The new world of internet advertising has this week raised this question for me.
Our sharp-eyed development editor Richard Browning spotted on Google what appeared to be myself and several colleagues on Financial Mail posing as experts for the 'Property Network Club'.
Search 'Andrew Oxlade' on Google and you get the usual This is Money stuff in the centre, but on the sponsored links on the right, bought by anyone who wants them, you get this...(although it's been removed now)
You get the same if you search 'Lisa Buckingham' (Financial Mail Editor), 'Jeff Prestridge' (Financial Mail Personal Finance Editor) or 'Richard Browning' (This is Money).
I can assure you I have no connections with any property investment network, company or club. And I suggest you treat all offers of property riches with a healthy dose of cynicism. Read our property expert Simon Lambert's appraisal of property investment seminars (strangely they haven't 'bought' Simon's name yet).
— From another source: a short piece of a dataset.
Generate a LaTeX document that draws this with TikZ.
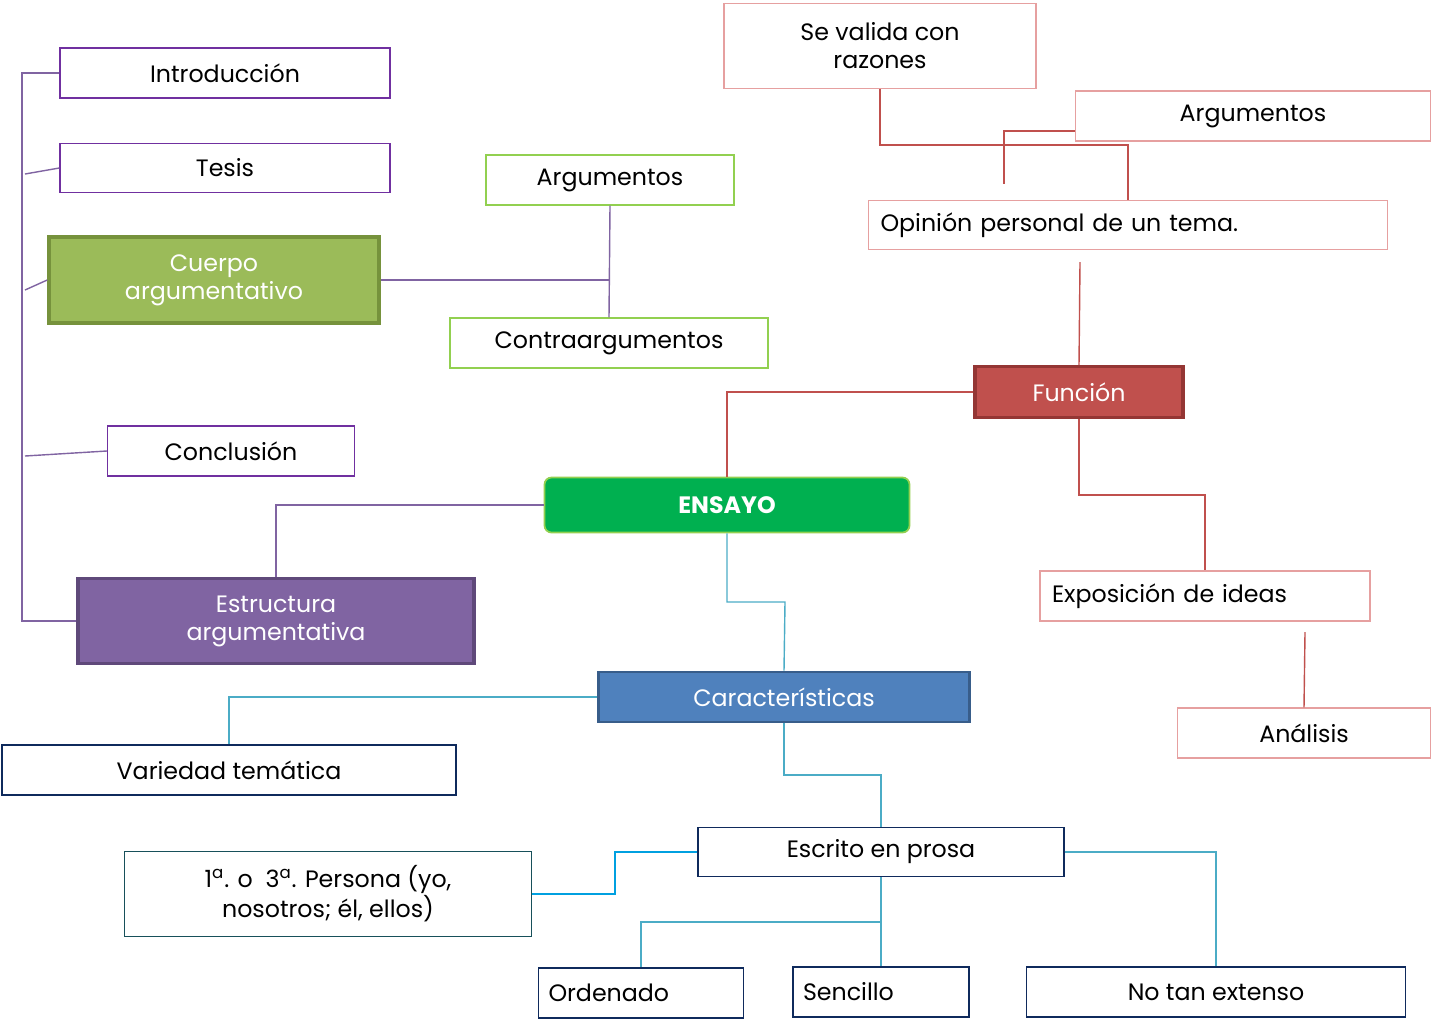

I spoke to Vamish Patel who runs the Property Networking Club who insists he has stuck to the Google rules and merely 'bought a search term' that happens to be my name. 'There's been no attempt to make people misconstrue anything,' he says. He also says the 'financial phrases' are picked for him by a marketing company in India. 'It's just like buying a search term like Richard Branson.'
Now now, Mr Patel, flattering me with billionaire comparisons won't wash - and especially once he told me how little I'm worth...
Mr Patel said: 'Seventy people have searched "Andrew Oxlade" in the past year and six people have clicked through on the advert, and no-one has signed up. I pay 10p per click so that's cost me 60p.'
So with revenue generation of 60p a year, I won't give up the day job.